1. Spring Boot Auto-Configuration

@Configuration
@EnableConfigurationProperties(ContextPropagationProperties.class)
public class ContextPropagationAutoConfiguration {
@Bean
@ConditionalOnMissingBean
public HttpContextPropagator.ServerContextFilter serverContextFilter() {
return new HttpContextPropagator.ServerContextFilter();
}
@Bean
@ConditionalOnMissingBean
public HttpContextPropagator.ClientContextInterceptor clientContextInterceptor() {
return new HttpContextPropagator.ClientContextInterceptor();
}
@Bean
@ConditionalOnMissingBean
public MDCContextPropagator.MDCContextFilter mdcContextFilter() {
return new MDCContextPropagator.MDCContextFilter();
}
@Bean
public AsyncContextPropagator asyncContextPropagator() {
return new AsyncContextPropagator();
}
}
@ConfigurationProperties(prefix = "context.propagation")
public class ContextPropagationProperties {
private boolean enabled = true;
private List<String> propagateHeaders = Arrays.asList(
"X-Trace-Id", "X-Span-Id", "X-Correlation-Id", "X-Tenant-Id"
);
private Baggage baggage = new Baggage();
// Getters and setters
public static class Baggage {
private boolean enabled = true;
private int maxEntries = 10;
private List<String> allowedKeys = new ArrayList<>();
// Getters and setters
}
}

2. application.yml Configuration

context:
propagation:
enabled: true
propagate-headers:
- "X-Trace-Id"
- "X-Span-Id" 
- "X-Correlation-Id"
- "X-Tenant-Id"
- "X-User-Id"
baggage:
enabled: true
max-entries: 20
allowed-keys:
- "business-unit"
- "feature-flag"
- "user-segment"
logging:
pattern:
level: "%5p [%X{traceId},%X{correlationId},%X{tenantId}]"

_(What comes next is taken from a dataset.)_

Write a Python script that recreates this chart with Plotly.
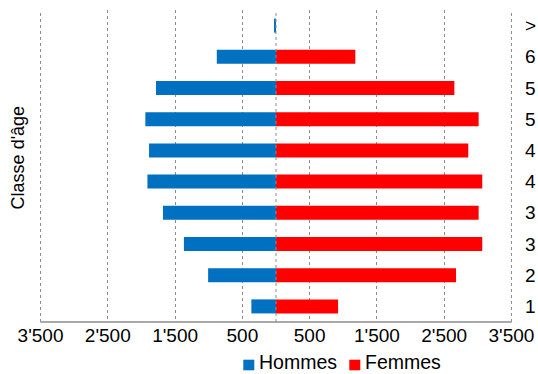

Performance Considerations

@Component
public class ContextPropagationMetrics {
private final MeterRegistry meterRegistry;
private final Timer contextExtractionTimer;
private final Timer contextInjectionTimer;
private final Counter contextPropagationErrors;
public ContextPropagationMetrics(MeterRegistry meterRegistry) {
this.meterRegistry = meterRegistry;
this.contextExtractionTimer = Timer.builder("context.propagation.extraction.time")
.description("Time taken to extract context from incoming requests")
.register(meterRegistry);
this.contextInjectionTimer = Timer.builder("context.propagation.injection.time")
.description("Time taken to inject context into outgoing requests")
.register(meterRegistry);
this.contextPropagationErrors = Counter.builder("context.propagation.errors")
.description("Number of context propagation errors")
.register(meterRegistry);
}
public void recordExtraction(Runnable extraction) {
contextExtractionTimer.record(extraction);
}
public void recordInjection(Runnable injection) {
contextInjectionTimer.record(injection);
}
public void recordError() {
contextPropagationErrors.increment();
}
}

Conclusion

Distributed Context Propagation in Java is essential for:

1. End-to-end Tracing: Track requests across service boundaries
2. Contextual Logging: Include relevant context in log messages
3. Business Context: Propagate business-specific information
4. Security: Maintain security context across services
5. Multi-tenancy: Support tenant isolation in SaaS applications

Key implementation patterns include:

• Using thread-local storage with proper cleanup
• Supporting multiple communication protocols (HTTP, gRPC, messaging)
• Handling asynchronous operations correctly
• Integrating with observability frameworks
• Maintaining performance while ensuring context consistency

This comprehensive approach ensures that contextual information flows seamlessly through your distributed system, enabling better observability, debugging, and user experience.